### REQUIRED TASK:
It is required that all of the data be written out exactly.

### GIVEN INFORMATION:
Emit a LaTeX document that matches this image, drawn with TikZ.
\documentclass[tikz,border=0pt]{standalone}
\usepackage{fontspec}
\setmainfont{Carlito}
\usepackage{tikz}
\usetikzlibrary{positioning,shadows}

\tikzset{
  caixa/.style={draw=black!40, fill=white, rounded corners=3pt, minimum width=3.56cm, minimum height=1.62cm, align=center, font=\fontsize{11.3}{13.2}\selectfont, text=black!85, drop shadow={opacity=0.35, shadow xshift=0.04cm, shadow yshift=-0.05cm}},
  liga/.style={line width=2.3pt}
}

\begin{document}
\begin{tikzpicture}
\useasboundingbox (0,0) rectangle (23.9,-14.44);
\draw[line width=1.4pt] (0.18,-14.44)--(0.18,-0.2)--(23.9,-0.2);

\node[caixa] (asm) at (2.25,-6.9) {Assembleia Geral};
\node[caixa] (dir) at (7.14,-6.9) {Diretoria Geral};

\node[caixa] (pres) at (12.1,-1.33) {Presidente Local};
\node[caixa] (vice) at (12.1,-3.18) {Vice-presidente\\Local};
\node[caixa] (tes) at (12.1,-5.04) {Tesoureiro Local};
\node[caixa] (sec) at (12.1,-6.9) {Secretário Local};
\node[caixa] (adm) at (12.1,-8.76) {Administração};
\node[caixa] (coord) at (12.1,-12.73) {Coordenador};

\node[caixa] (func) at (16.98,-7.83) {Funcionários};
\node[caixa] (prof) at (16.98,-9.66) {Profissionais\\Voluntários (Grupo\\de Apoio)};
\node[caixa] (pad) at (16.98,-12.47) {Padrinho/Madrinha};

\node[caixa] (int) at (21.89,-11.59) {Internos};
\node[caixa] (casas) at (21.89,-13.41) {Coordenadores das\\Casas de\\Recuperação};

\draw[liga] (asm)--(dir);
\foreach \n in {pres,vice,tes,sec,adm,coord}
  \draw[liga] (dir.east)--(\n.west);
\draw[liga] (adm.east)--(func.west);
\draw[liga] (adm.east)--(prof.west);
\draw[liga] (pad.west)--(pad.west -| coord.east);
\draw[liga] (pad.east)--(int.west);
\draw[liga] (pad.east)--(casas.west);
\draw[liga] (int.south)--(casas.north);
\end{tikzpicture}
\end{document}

### RESULT OF THIS TASK:
Emit a LaTeX document that matches this image, drawn with TikZ.
\documentclass[tikz,border=0pt]{standalone}
\usepackage{fontspec}
\setmainfont{Carlito}
\usepackage{tikz}
\usetikzlibrary{positioning,shadows}

\tikzset{
  caixa/.style={draw=black!40, fill=white, rounded corners=3pt, minimum width=3.56cm, minimum height=1.62cm, align=center, font=\fontsize{11.3}{13.2}\selectfont, text=black!85, drop shadow={opacity=0.35, shadow xshift=0.04cm, shadow yshift=-0.05cm}},
  liga/.style={line width=2.3pt}
}

\begin{document}
\begin{tikzpicture}
\useasboundingbox (0,0) rectangle (23.9,-14.44);
\draw[line width=1.4pt] (0.18,-14.44)--(0.18,-0.2)--(23.9,-0.2);

\node[caixa] (asm) at (2.25,-6.9) {Assembleia Geral};
\node[caixa] (dir) at (7.14,-6.9) {Diretoria Geral};

\node[caixa] (pres) at (12.1,-1.33) {Presidente Local};
\node[caixa] (vice) at (12.1,-3.18) {Vice-presidente\\Local};
\node[caixa] (tes) at (12.1,-5.04) {Tesoureiro Local};
\node[caixa] (sec) at (12.1,-6.9) {Secretário Local};
\node[caixa] (adm) at (12.1,-8.76) {Administração};
\node[caixa] (coord) at (12.1,-12.73) {Coordenador};

\node[caixa] (func) at (16.98,-7.83) {Funcionários};
\node[caixa] (prof) at (16.98,-9.66) {Profissionais\\Voluntários (Grupo\\de Apoio)};
\node[caixa] (pad) at (16.98,-12.47) {Padrinho/Madrinha};

\node[caixa] (int) at (21.89,-11.59) {Internos};
\node[caixa] (casas) at (21.89,-13.41) {Coordenadores das\\Casas de\\Recuperação};

\draw[liga] (asm)--(dir);
\foreach \n in {pres,vice,tes,sec,adm,coord}
  \draw[liga] (dir.east)--(\n.west);
\draw[liga] (adm.east)--(func.west);
\draw[liga] (adm.east)--(prof.west);
\draw[liga] (pad.west)--(pad.west -| coord.east);
\draw[liga] (pad.east)--(int.west);
\draw[liga] (pad.east)--(casas.west);
\draw[liga] (int.south)--(casas.north);
\end{tikzpicture}
\end{document}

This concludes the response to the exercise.